*SOURCE DATA*.
((

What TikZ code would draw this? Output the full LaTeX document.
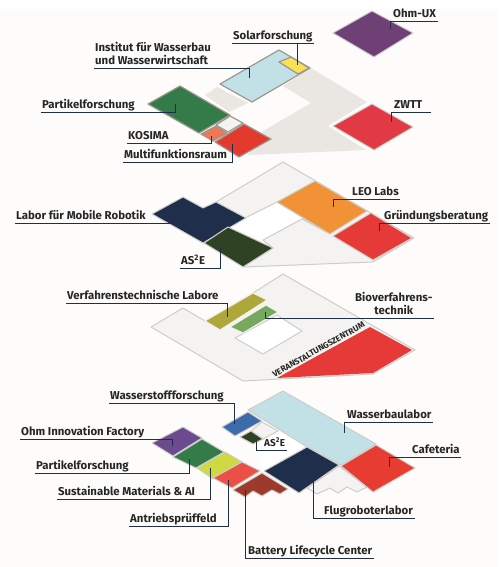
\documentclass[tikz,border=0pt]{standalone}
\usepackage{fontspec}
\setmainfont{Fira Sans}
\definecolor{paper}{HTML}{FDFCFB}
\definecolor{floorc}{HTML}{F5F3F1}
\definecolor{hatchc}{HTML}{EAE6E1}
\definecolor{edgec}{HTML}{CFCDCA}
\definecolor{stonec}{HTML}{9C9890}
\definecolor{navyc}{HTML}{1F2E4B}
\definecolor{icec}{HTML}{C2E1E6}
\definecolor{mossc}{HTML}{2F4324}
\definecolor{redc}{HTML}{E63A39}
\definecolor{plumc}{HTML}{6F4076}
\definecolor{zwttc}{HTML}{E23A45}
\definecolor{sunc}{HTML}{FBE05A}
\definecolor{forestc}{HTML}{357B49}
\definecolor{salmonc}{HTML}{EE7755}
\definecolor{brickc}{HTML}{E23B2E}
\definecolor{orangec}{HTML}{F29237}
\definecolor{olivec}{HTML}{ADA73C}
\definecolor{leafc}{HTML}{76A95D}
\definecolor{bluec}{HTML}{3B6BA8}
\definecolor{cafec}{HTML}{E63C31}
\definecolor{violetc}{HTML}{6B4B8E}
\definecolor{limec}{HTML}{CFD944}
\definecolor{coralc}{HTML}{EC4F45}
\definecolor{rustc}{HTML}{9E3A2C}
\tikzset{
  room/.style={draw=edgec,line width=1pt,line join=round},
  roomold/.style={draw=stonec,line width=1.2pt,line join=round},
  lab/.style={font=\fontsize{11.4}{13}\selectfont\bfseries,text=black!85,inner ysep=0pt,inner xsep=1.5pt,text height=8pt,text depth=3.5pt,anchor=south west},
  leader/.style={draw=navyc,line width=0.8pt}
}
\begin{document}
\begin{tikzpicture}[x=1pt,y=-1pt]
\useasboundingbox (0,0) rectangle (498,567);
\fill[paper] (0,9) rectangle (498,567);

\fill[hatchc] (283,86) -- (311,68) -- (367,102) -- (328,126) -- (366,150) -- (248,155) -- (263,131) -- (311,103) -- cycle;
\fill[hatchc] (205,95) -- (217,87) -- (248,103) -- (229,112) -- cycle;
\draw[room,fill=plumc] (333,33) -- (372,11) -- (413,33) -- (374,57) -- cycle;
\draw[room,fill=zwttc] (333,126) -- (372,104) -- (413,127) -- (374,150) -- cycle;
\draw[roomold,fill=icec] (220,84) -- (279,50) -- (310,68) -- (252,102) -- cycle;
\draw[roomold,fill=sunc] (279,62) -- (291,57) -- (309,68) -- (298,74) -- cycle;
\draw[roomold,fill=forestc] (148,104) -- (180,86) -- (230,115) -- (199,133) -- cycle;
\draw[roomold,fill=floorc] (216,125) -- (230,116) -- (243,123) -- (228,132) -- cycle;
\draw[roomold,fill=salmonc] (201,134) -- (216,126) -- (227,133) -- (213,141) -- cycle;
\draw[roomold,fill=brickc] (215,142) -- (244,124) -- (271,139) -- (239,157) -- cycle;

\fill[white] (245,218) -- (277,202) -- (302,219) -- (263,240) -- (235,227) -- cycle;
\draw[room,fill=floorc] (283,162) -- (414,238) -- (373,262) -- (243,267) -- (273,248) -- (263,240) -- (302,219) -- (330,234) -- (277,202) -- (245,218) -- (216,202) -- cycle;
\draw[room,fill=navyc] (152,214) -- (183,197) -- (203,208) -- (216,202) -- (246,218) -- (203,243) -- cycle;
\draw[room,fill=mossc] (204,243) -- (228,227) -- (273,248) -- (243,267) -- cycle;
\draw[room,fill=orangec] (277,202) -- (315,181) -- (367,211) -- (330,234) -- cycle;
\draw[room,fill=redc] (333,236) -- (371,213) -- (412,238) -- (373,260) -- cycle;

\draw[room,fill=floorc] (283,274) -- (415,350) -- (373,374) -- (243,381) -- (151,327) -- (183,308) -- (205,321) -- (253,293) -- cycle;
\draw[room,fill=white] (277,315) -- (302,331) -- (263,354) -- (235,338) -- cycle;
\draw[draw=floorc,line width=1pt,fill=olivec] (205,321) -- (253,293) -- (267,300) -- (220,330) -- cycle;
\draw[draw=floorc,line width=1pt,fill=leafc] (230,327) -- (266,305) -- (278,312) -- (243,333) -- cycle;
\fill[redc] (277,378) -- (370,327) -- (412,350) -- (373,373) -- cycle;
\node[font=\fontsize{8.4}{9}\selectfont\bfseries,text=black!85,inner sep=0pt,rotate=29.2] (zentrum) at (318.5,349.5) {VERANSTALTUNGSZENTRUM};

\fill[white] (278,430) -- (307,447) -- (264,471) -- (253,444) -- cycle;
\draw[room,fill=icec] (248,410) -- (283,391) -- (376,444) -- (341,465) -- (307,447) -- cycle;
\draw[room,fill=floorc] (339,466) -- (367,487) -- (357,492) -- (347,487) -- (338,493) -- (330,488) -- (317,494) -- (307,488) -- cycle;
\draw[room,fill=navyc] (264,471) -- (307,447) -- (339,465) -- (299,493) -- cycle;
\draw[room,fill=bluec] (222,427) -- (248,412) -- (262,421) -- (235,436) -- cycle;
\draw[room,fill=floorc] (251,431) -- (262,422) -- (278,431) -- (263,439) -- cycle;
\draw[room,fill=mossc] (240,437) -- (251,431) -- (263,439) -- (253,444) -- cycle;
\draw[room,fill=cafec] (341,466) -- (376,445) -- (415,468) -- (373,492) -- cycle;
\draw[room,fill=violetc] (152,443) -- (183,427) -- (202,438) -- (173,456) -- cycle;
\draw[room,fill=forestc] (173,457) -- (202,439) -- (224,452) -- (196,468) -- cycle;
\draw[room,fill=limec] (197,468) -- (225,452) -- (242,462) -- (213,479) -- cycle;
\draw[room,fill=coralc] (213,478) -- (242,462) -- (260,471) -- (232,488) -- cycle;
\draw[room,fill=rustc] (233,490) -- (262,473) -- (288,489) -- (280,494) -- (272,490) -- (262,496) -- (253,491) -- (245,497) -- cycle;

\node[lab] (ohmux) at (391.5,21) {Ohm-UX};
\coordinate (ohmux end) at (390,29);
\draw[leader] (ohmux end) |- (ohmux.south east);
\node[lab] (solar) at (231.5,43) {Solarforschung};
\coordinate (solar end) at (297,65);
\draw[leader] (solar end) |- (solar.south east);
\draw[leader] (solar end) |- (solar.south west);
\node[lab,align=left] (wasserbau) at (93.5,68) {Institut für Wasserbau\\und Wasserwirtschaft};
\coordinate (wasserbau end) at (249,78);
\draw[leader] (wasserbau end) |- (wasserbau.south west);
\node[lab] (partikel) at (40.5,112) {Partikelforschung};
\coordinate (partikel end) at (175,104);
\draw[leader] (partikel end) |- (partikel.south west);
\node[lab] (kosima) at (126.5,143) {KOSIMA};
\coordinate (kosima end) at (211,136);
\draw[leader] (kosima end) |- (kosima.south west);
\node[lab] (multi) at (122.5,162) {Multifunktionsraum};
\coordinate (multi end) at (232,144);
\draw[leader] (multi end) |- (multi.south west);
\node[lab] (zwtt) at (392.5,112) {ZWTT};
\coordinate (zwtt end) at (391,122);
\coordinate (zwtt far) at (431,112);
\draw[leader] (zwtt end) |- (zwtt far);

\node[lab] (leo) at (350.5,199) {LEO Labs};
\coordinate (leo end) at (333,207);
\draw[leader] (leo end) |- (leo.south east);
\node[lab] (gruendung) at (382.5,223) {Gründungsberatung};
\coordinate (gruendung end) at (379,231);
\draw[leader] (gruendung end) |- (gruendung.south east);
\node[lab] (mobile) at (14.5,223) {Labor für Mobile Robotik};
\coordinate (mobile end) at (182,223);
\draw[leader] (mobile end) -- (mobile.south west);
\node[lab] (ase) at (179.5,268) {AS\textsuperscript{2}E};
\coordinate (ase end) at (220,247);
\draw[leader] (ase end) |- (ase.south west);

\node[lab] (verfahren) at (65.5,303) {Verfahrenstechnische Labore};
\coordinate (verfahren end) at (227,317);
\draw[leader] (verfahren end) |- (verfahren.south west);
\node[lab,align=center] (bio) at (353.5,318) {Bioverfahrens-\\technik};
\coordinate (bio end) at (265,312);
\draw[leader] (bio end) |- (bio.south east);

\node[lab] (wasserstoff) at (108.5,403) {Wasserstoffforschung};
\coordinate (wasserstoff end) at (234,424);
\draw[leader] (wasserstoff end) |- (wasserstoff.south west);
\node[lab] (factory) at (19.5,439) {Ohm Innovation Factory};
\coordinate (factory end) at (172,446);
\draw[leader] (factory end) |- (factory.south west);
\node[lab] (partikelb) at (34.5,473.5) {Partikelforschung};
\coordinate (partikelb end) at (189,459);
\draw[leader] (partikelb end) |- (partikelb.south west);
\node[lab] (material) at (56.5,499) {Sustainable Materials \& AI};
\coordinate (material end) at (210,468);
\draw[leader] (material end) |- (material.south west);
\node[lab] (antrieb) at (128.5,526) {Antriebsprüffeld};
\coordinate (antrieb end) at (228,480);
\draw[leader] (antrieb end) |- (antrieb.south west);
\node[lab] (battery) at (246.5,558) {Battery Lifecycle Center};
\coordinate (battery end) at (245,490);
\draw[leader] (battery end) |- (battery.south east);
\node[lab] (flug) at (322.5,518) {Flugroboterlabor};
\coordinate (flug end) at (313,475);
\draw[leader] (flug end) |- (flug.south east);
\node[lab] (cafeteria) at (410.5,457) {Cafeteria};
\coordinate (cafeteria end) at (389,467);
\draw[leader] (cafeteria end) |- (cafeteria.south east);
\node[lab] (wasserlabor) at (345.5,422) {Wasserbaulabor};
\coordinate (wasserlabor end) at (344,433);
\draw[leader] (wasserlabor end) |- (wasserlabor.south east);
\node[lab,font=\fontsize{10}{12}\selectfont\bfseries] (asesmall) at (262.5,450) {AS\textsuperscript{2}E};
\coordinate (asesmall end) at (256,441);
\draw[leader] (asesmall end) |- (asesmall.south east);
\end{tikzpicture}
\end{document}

))
((

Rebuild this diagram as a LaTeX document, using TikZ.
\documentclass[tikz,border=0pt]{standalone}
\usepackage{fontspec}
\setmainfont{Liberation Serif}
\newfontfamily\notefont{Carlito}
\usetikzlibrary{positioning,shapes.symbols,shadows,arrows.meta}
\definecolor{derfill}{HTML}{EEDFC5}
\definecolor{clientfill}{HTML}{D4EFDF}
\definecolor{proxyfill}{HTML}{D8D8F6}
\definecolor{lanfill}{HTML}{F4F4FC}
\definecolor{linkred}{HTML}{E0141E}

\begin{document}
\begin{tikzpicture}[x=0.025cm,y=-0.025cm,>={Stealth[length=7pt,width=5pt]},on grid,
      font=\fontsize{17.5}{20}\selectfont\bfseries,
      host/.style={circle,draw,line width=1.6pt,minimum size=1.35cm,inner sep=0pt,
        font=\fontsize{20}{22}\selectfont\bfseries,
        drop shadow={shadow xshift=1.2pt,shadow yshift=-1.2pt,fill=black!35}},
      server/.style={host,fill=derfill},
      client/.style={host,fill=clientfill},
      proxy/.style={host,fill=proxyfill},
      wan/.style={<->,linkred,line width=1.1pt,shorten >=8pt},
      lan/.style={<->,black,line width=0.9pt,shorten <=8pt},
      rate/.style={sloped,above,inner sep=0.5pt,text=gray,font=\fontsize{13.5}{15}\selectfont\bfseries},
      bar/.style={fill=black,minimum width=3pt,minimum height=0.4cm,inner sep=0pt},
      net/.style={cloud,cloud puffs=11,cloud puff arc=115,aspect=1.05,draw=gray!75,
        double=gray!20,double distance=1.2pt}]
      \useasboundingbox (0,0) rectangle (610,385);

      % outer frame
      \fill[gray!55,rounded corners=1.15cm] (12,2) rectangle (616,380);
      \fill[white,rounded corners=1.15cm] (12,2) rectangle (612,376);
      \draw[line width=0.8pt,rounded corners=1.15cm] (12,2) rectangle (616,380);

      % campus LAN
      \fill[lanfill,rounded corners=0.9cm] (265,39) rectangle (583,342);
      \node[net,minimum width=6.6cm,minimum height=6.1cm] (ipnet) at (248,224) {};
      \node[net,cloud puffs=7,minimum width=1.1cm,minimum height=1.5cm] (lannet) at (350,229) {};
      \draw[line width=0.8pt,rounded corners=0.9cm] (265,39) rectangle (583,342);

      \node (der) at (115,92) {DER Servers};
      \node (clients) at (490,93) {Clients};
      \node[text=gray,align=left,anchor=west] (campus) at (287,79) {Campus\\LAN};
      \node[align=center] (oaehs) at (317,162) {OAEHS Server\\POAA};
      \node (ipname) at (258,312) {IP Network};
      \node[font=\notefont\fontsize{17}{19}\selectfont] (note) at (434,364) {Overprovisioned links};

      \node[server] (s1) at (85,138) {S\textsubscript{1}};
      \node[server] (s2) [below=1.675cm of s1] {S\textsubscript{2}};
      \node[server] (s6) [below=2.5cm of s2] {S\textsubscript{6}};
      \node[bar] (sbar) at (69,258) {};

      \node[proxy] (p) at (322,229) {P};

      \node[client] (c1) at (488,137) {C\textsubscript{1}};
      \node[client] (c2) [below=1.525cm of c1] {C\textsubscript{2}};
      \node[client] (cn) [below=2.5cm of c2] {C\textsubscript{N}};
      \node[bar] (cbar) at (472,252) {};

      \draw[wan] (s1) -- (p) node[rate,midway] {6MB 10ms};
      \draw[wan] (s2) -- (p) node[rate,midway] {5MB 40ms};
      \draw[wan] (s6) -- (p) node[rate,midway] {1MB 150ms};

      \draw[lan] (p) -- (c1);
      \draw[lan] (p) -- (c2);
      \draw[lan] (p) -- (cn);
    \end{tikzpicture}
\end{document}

))

*GOAL*. Copy every line of the listing containing the string "LaTeX".

*FULL SOLUTION*.
What TikZ code would draw this? Output the full LaTeX document.
Rebuild this diagram as a LaTeX document, using TikZ.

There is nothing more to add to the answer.